Atchison County Memorial Building is a historic building located at Rock Port, Atchison County, Missouri. It was built in 1919, and is a two-story, Classical Revival style reinforced concrete building on a raised basement. It measures approximately 107 ft deep and 63 ft wide. The front facade features four fluted Doric order columns that support an entablature and frieze. It was built with support from the Missouri General Assembly to serve as a World War I memorial and a community centre.

It was listed on the National Register of Historic Places in 1987.

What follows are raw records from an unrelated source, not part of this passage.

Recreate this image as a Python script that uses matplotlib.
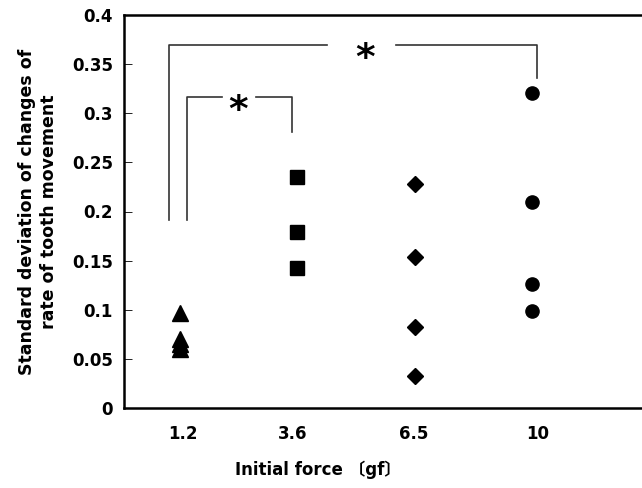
import numpy as np
import matplotlib.pyplot as plt

# dados
forca = ['1.2', '3.6', '6.5', '10']
dp_12 = [0.097, 0.070, 0.065, 0.060]
dp_36 = [0.235, 0.179, 0.143]
dp_65 = [0.228, 0.154, 0.082, 0.033]
dp_10 = [0.321, 0.210, 0.126, 0.099]

series = [dp_12, dp_36, dp_65, dp_10]
marcadores = ['^', 's', 'D', 'o']
tamanhos = [11, 9.5, 8.5, 9.5]

plt.rcParams['font.family'] = ['DejaVu Sans', 'Noto Sans CJK JP']
plt.rcParams['font.weight'] = 'bold'

fig = plt.figure(figsize=(6.42, 4.88), dpi=100)
ax = fig.add_axes([124 / 642, 80 / 488, 1 - 124 / 642, 393 / 488])

for i, vals in enumerate(series):
    ax.plot([i + 1] * len(vals), vals, linestyle='none', marker=marcadores[i],
            markersize=tamanhos[i], color='black')

# colchetes de significancia
ax.plot([0.906, 0.906, 2.25], [0.191, 0.3695, 0.3695], color='#333', lw=1.2)
ax.plot([2.84, 4.04, 4.04], [0.3695, 0.3695, 0.336], color='#333', lw=1.2)
ax.text(2.58, 0.355, '*', ha='center', va='center', fontsize=27, fontweight='bold')
ax.plot([1.06, 1.06, 1.36], [0.191, 0.3165, 0.3165], color='#333', lw=1.2)
ax.plot([1.65, 1.955, 1.955], [0.3165, 0.3165, 0.281], color='#333', lw=1.2)
ax.text(1.49, 0.302, '*', ha='center', va='center', fontsize=27, fontweight='bold')

ax.set_xlim(0.52, 4.94)
ax.set_ylim(0, 0.4)
ax.set_xticks([1.02, 1.96, 2.99, 4.05])
ax.set_xticklabels(forca, fontsize=12, fontweight='bold')
ax.set_yticks(np.arange(0, 0.401, 0.05))
ax.set_yticklabels(['0', '0.05', '0.1', '0.15', '0.2', '0.25', '0.3', '0.35', '0.4'],
                   fontsize=12, fontweight='bold')
ax.tick_params(axis='y', direction='in', length=6, width=0.6, pad=8)
ax.tick_params(axis='x', length=0, pad=12)

for s in ['left', 'bottom', 'top']:
    ax.spines[s].set_linewidth(1.8)
ax.spines['right'].set_visible(False)

ax.set_ylabel('Standard deviation of changes of\nrate of tooth movement',
              fontsize=12.5, fontweight='bold', labelpad=10, linespacing=1.3)
fig.text(318 / 642, 1 - 470 / 488, 'Initial force \u3014gf\u3015', ha='center',
         va='center', fontsize=12, fontweight='bold')

plt.savefig('out.png', dpi=100)
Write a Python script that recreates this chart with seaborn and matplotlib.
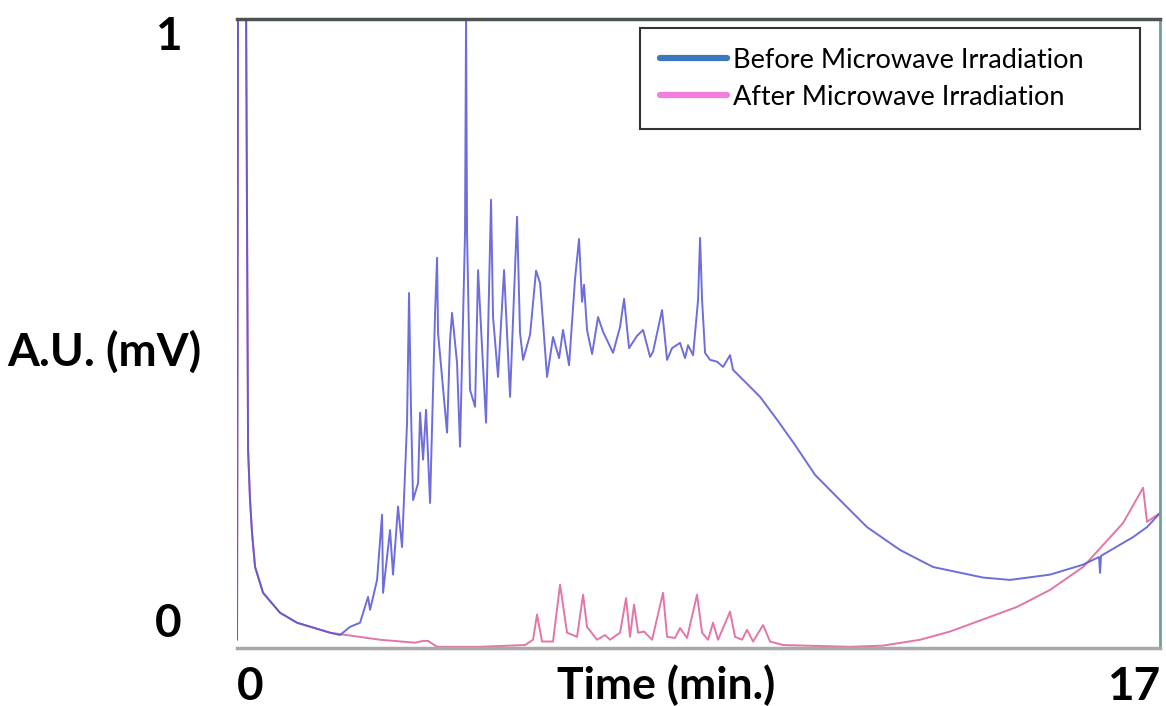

==Atchison County Memorial Building Foundation==

The Atchison County Memorial Building is owned and operated by the Atchison County Memorial Building Foundation, a 501(c)(3) organization founded in 2003 and governed by a nine-member Board of Directors elected from the general membership. Individual membership is $15 each and business membership is $100 each. The Foundation meets the first Tuesday of each month with an annual meeting held the first Saturday of April. Three are from each of the three school districts in the county. The Foundation exists for the sole purpose of supporting the building and the services and programming associated with it.

==Walk of Honor==

Hardin Cox, a past board member, originated the idea of selling inscribed bricks on a memorial wall as a fundraiser for the Memorial Building Foundation. This fundraiser evolved into the Walk of Honor. Over two thousand bricks have been purchased to date, and over $264,000 was raised by the sale of bricks to complete the Walk of Honor in November 2008. The Board is continuing to market the bricks as a way to remember a loved one who served in the military. The bricks that are sold go toward the renovation expenses of the building. A 4 × 8 in brick is $250, an 8 × 8 in brick is $450, and a 16 × 16 in brick is $1200.

==Liberty Theatre==

The Liberty Theatre is located on the second floor. The theatre was reopened in 2005, and since then more than forty community theatre shows and other events have taken place.